The crisis in Japan has boosted interest in nuclear-related museums and plants, once-secret Manhattan Project complexes and areas laid waste by disaster.
"Anecdotal evidence suggests that there is a great interest in things nuclear in general, and specifically about the Japanese situation," said Allan Palmer, executive director of the Atomic Testing Museum and Nevada Test Site Historical Foundation in Las Vegas.
Attendance was up 12 percent on a recent weekend at the museum, minutes from the Strip.
At the National Museum of Nuclear Science & History in Albuquerque, N.M., attendance jumped about 20 percent on a recent weekend as work continued at the Japanese reactors damaged by the earthquake-caused tsunami.
"Folks definitely want information about nuclear reactors and nuclear radiation," said Jeanette Miller, a spokeswoman for Albuquerque museum.

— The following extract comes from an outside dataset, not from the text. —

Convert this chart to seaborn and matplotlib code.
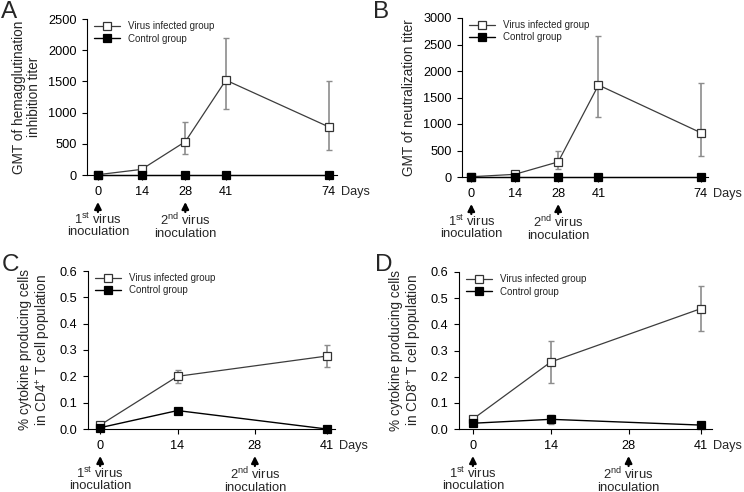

One of the museum's docents, retired physicist Duane Hughes, said visitors seem confused about reports of the dangers in Japan. The museum hosted a specialist to brief docents on what's going on.
Nuclear sites and virtual tours
The Japanese disaster comes close to the expected start of this year's government-sponsored tours of Chernobyl in Ukraine later in the spring. The tours of the site will include a look at nearby Pripyat 25 years after the worst nuclear power-plant accident in history turned it into a ghost town. Tours through private operators began about a year ago and can cost up to $250 per person.
In Japan, Nagasaki and Hiroshima have museums about the World War II atomic-bomb attacks by the United States as well as reconstruction and peace efforts. The Nagasaki Atomic Bomb Museum — http://bit.ly/ho3e5P — and the Hiroshima Peace Site — http://bit.ly/gM6pUT — offer minute-by-minute accounts, artifacts and memorials.
For virtual tours and information on nuclear power, traffic on U.S. nuclear engineer Joseph Gonyeau's website, www.nucleartourist.com, has skyrocketed. The site usually has about 94,000 unique visitors a month. but the number of visits in March was up 119 percent, he said.
"People are asking a lot more questions," Gonyeau said.